Exercise description:
Below is a listing; write it out exactly and drop any images from it.
══ Supplied data
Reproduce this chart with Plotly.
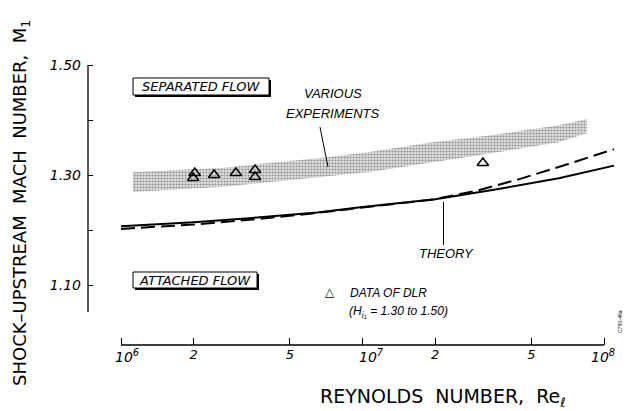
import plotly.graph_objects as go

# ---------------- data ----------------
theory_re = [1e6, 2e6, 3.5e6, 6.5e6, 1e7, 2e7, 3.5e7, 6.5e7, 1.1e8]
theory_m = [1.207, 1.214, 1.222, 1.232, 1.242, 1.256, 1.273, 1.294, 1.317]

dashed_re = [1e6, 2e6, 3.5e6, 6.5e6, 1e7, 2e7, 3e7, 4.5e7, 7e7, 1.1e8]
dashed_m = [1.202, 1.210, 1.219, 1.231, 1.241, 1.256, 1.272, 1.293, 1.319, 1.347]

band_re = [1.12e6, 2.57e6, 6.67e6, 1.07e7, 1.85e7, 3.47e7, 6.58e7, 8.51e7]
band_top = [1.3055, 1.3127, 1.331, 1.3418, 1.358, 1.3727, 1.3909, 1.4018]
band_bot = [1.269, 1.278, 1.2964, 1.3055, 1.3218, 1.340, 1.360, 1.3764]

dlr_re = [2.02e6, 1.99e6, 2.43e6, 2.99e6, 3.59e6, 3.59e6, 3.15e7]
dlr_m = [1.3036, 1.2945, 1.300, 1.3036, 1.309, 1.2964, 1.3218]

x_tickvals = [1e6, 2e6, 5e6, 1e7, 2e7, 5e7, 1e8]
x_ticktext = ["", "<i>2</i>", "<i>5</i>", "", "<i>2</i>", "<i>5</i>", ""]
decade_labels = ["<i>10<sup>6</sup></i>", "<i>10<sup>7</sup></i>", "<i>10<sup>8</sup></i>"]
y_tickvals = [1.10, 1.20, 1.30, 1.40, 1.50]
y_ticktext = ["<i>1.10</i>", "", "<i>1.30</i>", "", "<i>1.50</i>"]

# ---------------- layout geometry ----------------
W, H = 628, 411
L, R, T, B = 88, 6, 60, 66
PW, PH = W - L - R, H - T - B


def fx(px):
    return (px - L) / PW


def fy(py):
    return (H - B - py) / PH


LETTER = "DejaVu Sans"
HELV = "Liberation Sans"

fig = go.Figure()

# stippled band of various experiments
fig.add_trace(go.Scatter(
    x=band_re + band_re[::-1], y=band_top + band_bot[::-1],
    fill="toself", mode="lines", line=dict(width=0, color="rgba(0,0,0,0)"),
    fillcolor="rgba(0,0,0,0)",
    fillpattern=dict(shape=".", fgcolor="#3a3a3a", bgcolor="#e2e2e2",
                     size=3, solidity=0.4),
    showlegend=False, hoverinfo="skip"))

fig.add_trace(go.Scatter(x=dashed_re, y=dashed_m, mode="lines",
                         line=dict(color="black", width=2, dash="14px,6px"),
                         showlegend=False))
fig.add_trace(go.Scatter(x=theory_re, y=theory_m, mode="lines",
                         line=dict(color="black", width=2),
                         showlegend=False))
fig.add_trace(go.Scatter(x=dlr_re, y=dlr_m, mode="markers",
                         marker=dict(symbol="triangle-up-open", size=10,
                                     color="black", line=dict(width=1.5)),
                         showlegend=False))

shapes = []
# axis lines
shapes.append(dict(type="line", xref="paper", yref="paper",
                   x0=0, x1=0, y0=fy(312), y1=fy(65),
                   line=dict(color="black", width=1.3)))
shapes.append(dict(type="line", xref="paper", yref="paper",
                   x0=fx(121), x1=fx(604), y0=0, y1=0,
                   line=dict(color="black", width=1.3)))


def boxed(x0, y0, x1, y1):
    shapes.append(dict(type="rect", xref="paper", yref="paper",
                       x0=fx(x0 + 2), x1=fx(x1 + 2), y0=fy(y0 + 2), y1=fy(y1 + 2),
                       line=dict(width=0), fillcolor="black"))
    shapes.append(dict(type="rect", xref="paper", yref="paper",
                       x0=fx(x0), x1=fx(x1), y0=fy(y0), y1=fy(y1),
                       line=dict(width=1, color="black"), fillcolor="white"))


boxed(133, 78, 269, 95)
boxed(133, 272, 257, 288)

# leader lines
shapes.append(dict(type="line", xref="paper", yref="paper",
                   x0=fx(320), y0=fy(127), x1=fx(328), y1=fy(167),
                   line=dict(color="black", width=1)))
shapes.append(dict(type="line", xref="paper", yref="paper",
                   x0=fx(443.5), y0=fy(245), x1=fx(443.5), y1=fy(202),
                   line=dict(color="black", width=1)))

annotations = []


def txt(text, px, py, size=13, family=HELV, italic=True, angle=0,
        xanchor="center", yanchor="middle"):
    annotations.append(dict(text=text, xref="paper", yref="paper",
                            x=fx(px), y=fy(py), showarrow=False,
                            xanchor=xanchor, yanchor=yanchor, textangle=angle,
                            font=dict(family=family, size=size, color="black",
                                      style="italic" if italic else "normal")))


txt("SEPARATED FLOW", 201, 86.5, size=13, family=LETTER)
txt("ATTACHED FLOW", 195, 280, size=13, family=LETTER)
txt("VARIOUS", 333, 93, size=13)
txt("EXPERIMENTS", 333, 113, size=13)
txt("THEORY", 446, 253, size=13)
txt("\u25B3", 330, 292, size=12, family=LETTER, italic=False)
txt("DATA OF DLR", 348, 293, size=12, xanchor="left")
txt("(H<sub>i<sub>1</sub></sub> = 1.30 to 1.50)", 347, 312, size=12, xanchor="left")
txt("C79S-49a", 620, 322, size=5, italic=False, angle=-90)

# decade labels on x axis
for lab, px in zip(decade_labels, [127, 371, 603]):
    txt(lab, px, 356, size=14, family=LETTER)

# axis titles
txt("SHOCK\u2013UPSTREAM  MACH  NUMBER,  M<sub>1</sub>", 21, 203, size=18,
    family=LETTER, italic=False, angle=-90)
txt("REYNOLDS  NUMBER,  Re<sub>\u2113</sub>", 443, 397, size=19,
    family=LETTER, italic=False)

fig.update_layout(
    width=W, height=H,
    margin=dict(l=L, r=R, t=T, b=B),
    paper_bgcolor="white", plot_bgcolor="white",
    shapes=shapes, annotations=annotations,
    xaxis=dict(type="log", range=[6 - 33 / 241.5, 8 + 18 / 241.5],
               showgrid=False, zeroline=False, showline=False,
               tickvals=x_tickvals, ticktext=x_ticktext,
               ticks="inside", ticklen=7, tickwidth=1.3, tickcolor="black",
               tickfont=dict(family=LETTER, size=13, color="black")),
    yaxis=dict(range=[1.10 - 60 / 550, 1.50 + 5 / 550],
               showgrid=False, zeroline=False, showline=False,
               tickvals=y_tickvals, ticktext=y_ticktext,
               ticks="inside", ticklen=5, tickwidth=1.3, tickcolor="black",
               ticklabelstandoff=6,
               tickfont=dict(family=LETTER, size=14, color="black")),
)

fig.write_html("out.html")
════
Task answer:
Reproduce this chart with Plotly.
import plotly.graph_objects as go

# ---------------- data ----------------
theory_re = [1e6, 2e6, 3.5e6, 6.5e6, 1e7, 2e7, 3.5e7, 6.5e7, 1.1e8]
theory_m = [1.207, 1.214, 1.222, 1.232, 1.242, 1.256, 1.273, 1.294, 1.317]

dashed_re = [1e6, 2e6, 3.5e6, 6.5e6, 1e7, 2e7, 3e7, 4.5e7, 7e7, 1.1e8]
dashed_m = [1.202, 1.210, 1.219, 1.231, 1.241, 1.256, 1.272, 1.293, 1.319, 1.347]

band_re = [1.12e6, 2.57e6, 6.67e6, 1.07e7, 1.85e7, 3.47e7, 6.58e7, 8.51e7]
band_top = [1.3055, 1.3127, 1.331, 1.3418, 1.358, 1.3727, 1.3909, 1.4018]
band_bot = [1.269, 1.278, 1.2964, 1.3055, 1.3218, 1.340, 1.360, 1.3764]

dlr_re = [2.02e6, 1.99e6, 2.43e6, 2.99e6, 3.59e6, 3.59e6, 3.15e7]
dlr_m = [1.3036, 1.2945, 1.300, 1.3036, 1.309, 1.2964, 1.3218]

x_tickvals = [1e6, 2e6, 5e6, 1e7, 2e7, 5e7, 1e8]
x_ticktext = ["", "<i>2</i>", "<i>5</i>", "", "<i>2</i>", "<i>5</i>", ""]
decade_labels = ["<i>10<sup>6</sup></i>", "<i>10<sup>7</sup></i>", "<i>10<sup>8</sup></i>"]
y_tickvals = [1.10, 1.20, 1.30, 1.40, 1.50]
y_ticktext = ["<i>1.10</i>", "", "<i>1.30</i>", "", "<i>1.50</i>"]

# ---------------- layout geometry ----------------
W, H = 628, 411
L, R, T, B = 88, 6, 60, 66
PW, PH = W - L - R, H - T - B


def fx(px):
    return (px - L) / PW


def fy(py):
    return (H - B - py) / PH


LETTER = "DejaVu Sans"
HELV = "Liberation Sans"

fig = go.Figure()

# stippled band of various experiments
fig.add_trace(go.Scatter(
    x=band_re + band_re[::-1], y=band_top + band_bot[::-1],
    fill="toself", mode="lines", line=dict(width=0, color="rgba(0,0,0,0)"),
    fillcolor="rgba(0,0,0,0)",
    fillpattern=dict(shape=".", fgcolor="#3a3a3a", bgcolor="#e2e2e2",
                     size=3, solidity=0.4),
    showlegend=False, hoverinfo="skip"))

fig.add_trace(go.Scatter(x=dashed_re, y=dashed_m, mode="lines",
                         line=dict(color="black", width=2, dash="14px,6px"),
                         showlegend=False))
fig.add_trace(go.Scatter(x=theory_re, y=theory_m, mode="lines",
                         line=dict(color="black", width=2),
                         showlegend=False))
fig.add_trace(go.Scatter(x=dlr_re, y=dlr_m, mode="markers",
                         marker=dict(symbol="triangle-up-open", size=10,
                                     color="black", line=dict(width=1.5)),
                         showlegend=False))

shapes = []
# axis lines
shapes.append(dict(type="line", xref="paper", yref="paper",
                   x0=0, x1=0, y0=fy(312), y1=fy(65),
                   line=dict(color="black", width=1.3)))
shapes.append(dict(type="line", xref="paper", yref="paper",
                   x0=fx(121), x1=fx(604), y0=0, y1=0,
                   line=dict(color="black", width=1.3)))


def boxed(x0, y0, x1, y1):
    shapes.append(dict(type="rect", xref="paper", yref="paper",
                       x0=fx(x0 + 2), x1=fx(x1 + 2), y0=fy(y0 + 2), y1=fy(y1 + 2),
                       line=dict(width=0), fillcolor="black"))
    shapes.append(dict(type="rect", xref="paper", yref="paper",
                       x0=fx(x0), x1=fx(x1), y0=fy(y0), y1=fy(y1),
                       line=dict(width=1, color="black"), fillcolor="white"))


boxed(133, 78, 269, 95)
boxed(133, 272, 257, 288)

# leader lines
shapes.append(dict(type="line", xref="paper", yref="paper",
                   x0=fx(320), y0=fy(127), x1=fx(328), y1=fy(167),
                   line=dict(color="black", width=1)))
shapes.append(dict(type="line", xref="paper", yref="paper",
                   x0=fx(443.5), y0=fy(245), x1=fx(443.5), y1=fy(202),
                   line=dict(color="black", width=1)))

annotations = []


def txt(text, px, py, size=13, family=HELV, italic=True, angle=0,
        xanchor="center", yanchor="middle"):
    annotations.append(dict(text=text, xref="paper", yref="paper",
                            x=fx(px), y=fy(py), showarrow=False,
                            xanchor=xanchor, yanchor=yanchor, textangle=angle,
                            font=dict(family=family, size=size, color="black",
                                      style="italic" if italic else "normal")))


txt("SEPARATED FLOW", 201, 86.5, size=13, family=LETTER)
txt("ATTACHED FLOW", 195, 280, size=13, family=LETTER)
txt("VARIOUS", 333, 93, size=13)
txt("EXPERIMENTS", 333, 113, size=13)
txt("THEORY", 446, 253, size=13)
txt("\u25B3", 330, 292, size=12, family=LETTER, italic=False)
txt("DATA OF DLR", 348, 293, size=12, xanchor="left")
txt("(H<sub>i<sub>1</sub></sub> = 1.30 to 1.50)", 347, 312, size=12, xanchor="left")
txt("C79S-49a", 620, 322, size=5, italic=False, angle=-90)

# decade labels on x axis
for lab, px in zip(decade_labels, [127, 371, 603]):
    txt(lab, px, 356, size=14, family=LETTER)

# axis titles
txt("SHOCK\u2013UPSTREAM  MACH  NUMBER,  M<sub>1</sub>", 21, 203, size=18,
    family=LETTER, italic=False, angle=-90)
txt("REYNOLDS  NUMBER,  Re<sub>\u2113</sub>", 443, 397, size=19,
    family=LETTER, italic=False)

fig.update_layout(
    width=W, height=H,
    margin=dict(l=L, r=R, t=T, b=B),
    paper_bgcolor="white", plot_bgcolor="white",
    shapes=shapes, annotations=annotations,
    xaxis=dict(type="log", range=[6 - 33 / 241.5, 8 + 18 / 241.5],
               showgrid=False, zeroline=False, showline=False,
               tickvals=x_tickvals, ticktext=x_ticktext,
               ticks="inside", ticklen=7, tickwidth=1.3, tickcolor="black",
               tickfont=dict(family=LETTER, size=13, color="black")),
    yaxis=dict(range=[1.10 - 60 / 550, 1.50 + 5 / 550],
               showgrid=False, zeroline=False, showline=False,
               tickvals=y_tickvals, ticktext=y_ticktext,
               ticks="inside", ticklen=5, tickwidth=1.3, tickcolor="black",
               ticklabelstandoff=6,
               tickfont=dict(family=LETTER, size=14, color="black")),
)

fig.write_html("out.html")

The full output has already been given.